> _Exercise directions_
Give an exact copy of every line, leaving images out.
** start of Given material **
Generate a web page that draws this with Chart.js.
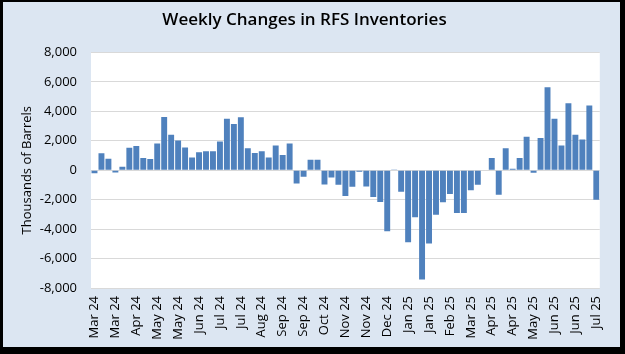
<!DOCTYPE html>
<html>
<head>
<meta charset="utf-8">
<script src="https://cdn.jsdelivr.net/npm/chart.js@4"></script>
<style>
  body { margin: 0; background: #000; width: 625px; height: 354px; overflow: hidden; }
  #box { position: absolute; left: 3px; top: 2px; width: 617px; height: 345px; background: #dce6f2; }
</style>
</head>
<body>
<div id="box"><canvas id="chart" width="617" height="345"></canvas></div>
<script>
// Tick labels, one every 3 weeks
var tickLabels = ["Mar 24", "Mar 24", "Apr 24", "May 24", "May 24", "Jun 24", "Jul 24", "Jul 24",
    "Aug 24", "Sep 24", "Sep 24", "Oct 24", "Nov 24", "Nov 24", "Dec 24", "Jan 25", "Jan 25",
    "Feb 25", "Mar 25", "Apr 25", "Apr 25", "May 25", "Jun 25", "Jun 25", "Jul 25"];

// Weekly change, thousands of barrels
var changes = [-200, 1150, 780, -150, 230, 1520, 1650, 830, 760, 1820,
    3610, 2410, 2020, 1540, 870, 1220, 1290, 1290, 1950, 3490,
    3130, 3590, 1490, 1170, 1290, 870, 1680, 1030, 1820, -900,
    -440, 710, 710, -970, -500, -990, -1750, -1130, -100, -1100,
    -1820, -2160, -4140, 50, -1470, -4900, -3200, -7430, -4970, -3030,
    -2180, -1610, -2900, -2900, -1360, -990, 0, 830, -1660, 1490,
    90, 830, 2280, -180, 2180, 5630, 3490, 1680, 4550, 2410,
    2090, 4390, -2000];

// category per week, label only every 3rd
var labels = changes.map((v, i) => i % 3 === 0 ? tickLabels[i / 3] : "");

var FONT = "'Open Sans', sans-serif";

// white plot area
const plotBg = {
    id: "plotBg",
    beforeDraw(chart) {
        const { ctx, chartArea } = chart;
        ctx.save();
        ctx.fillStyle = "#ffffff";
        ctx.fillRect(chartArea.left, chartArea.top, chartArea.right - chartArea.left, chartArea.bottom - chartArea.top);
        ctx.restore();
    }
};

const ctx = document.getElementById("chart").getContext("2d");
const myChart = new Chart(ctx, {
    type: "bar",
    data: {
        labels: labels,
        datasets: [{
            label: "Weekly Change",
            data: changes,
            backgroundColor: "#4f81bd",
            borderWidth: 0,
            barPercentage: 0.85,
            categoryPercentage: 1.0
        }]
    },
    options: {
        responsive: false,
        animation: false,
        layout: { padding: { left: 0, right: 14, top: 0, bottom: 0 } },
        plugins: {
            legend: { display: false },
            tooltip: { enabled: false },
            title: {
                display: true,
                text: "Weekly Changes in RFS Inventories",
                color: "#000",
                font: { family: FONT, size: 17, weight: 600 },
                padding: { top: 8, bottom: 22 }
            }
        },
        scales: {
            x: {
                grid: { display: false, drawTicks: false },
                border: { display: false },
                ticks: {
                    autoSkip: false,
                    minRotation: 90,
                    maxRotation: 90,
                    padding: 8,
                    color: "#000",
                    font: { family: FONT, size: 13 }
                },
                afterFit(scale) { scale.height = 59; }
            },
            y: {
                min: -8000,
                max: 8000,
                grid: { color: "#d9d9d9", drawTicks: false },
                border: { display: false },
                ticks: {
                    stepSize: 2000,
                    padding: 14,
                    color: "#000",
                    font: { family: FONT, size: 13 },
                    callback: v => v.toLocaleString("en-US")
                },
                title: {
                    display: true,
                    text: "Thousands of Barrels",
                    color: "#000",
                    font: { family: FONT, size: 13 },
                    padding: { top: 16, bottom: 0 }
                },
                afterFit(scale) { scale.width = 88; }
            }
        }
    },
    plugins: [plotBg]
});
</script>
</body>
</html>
** end of Given material **
> _The output_
Generate a web page that draws this with Chart.js.
<!DOCTYPE html>
<html>
<head>
<meta charset="utf-8">
<script src="https://cdn.jsdelivr.net/npm/chart.js@4"></script>
<style>
  body { margin: 0; background: #000; width: 625px; height: 354px; overflow: hidden; }
  #box { position: absolute; left: 3px; top: 2px; width: 617px; height: 345px; background: #dce6f2; }
</style>
</head>
<body>
<div id="box"><canvas id="chart" width="617" height="345"></canvas></div>
<script>
// Tick labels, one every 3 weeks
var tickLabels = ["Mar 24", "Mar 24", "Apr 24", "May 24", "May 24", "Jun 24", "Jul 24", "Jul 24",
    "Aug 24", "Sep 24", "Sep 24", "Oct 24", "Nov 24", "Nov 24", "Dec 24", "Jan 25", "Jan 25",
    "Feb 25", "Mar 25", "Apr 25", "Apr 25", "May 25", "Jun 25", "Jun 25", "Jul 25"];

// Weekly change, thousands of barrels
var changes = [-200, 1150, 780, -150, 230, 1520, 1650, 830, 760, 1820,
    3610, 2410, 2020, 1540, 870, 1220, 1290, 1290, 1950, 3490,
    3130, 3590, 1490, 1170, 1290, 870, 1680, 1030, 1820, -900,
    -440, 710, 710, -970, -500, -990, -1750, -1130, -100, -1100,
    -1820, -2160, -4140, 50, -1470, -4900, -3200, -7430, -4970, -3030,
    -2180, -1610, -2900, -2900, -1360, -990, 0, 830, -1660, 1490,
    90, 830, 2280, -180, 2180, 5630, 3490, 1680, 4550, 2410,
    2090, 4390, -2000];

// category per week, label only every 3rd
var labels = changes.map((v, i) => i % 3 === 0 ? tickLabels[i / 3] : "");

var FONT = "'Open Sans', sans-serif";

// white plot area
const plotBg = {
    id: "plotBg",
    beforeDraw(chart) {
        const { ctx, chartArea } = chart;
        ctx.save();
        ctx.fillStyle = "#ffffff";
        ctx.fillRect(chartArea.left, chartArea.top, chartArea.right - chartArea.left, chartArea.bottom - chartArea.top);
        ctx.restore();
    }
};

const ctx = document.getElementById("chart").getContext("2d");
const myChart = new Chart(ctx, {
    type: "bar",
    data: {
        labels: labels,
        datasets: [{
            label: "Weekly Change",
            data: changes,
            backgroundColor: "#4f81bd",
            borderWidth: 0,
            barPercentage: 0.85,
            categoryPercentage: 1.0
        }]
    },
    options: {
        responsive: false,
        animation: false,
        layout: { padding: { left: 0, right: 14, top: 0, bottom: 0 } },
        plugins: {
            legend: { display: false },
            tooltip: { enabled: false },
            title: {
                display: true,
                text: "Weekly Changes in RFS Inventories",
                color: "#000",
                font: { family: FONT, size: 17, weight: 600 },
                padding: { top: 8, bottom: 22 }
            }
        },
        scales: {
            x: {
                grid: { display: false, drawTicks: false },
                border: { display: false },
                ticks: {
                    autoSkip: false,
                    minRotation: 90,
                    maxRotation: 90,
                    padding: 8,
                    color: "#000",
                    font: { family: FONT, size: 13 }
                },
                afterFit(scale) { scale.height = 59; }
            },
            y: {
                min: -8000,
                max: 8000,
                grid: { color: "#d9d9d9", drawTicks: false },
                border: { display: false },
                ticks: {
                    stepSize: 2000,
                    padding: 14,
                    color: "#000",
                    font: { family: FONT, size: 13 },
                    callback: v => v.toLocaleString("en-US")
                },
                title: {
                    display: true,
                    text: "Thousands of Barrels",
                    color: "#000",
                    font: { family: FONT, size: 13 },
                    padding: { top: 16, bottom: 0 }
                },
                afterFit(scale) { scale.width = 88; }
            }
        }
    },
    plugins: [plotBg]
});
</script>
</body>
</html>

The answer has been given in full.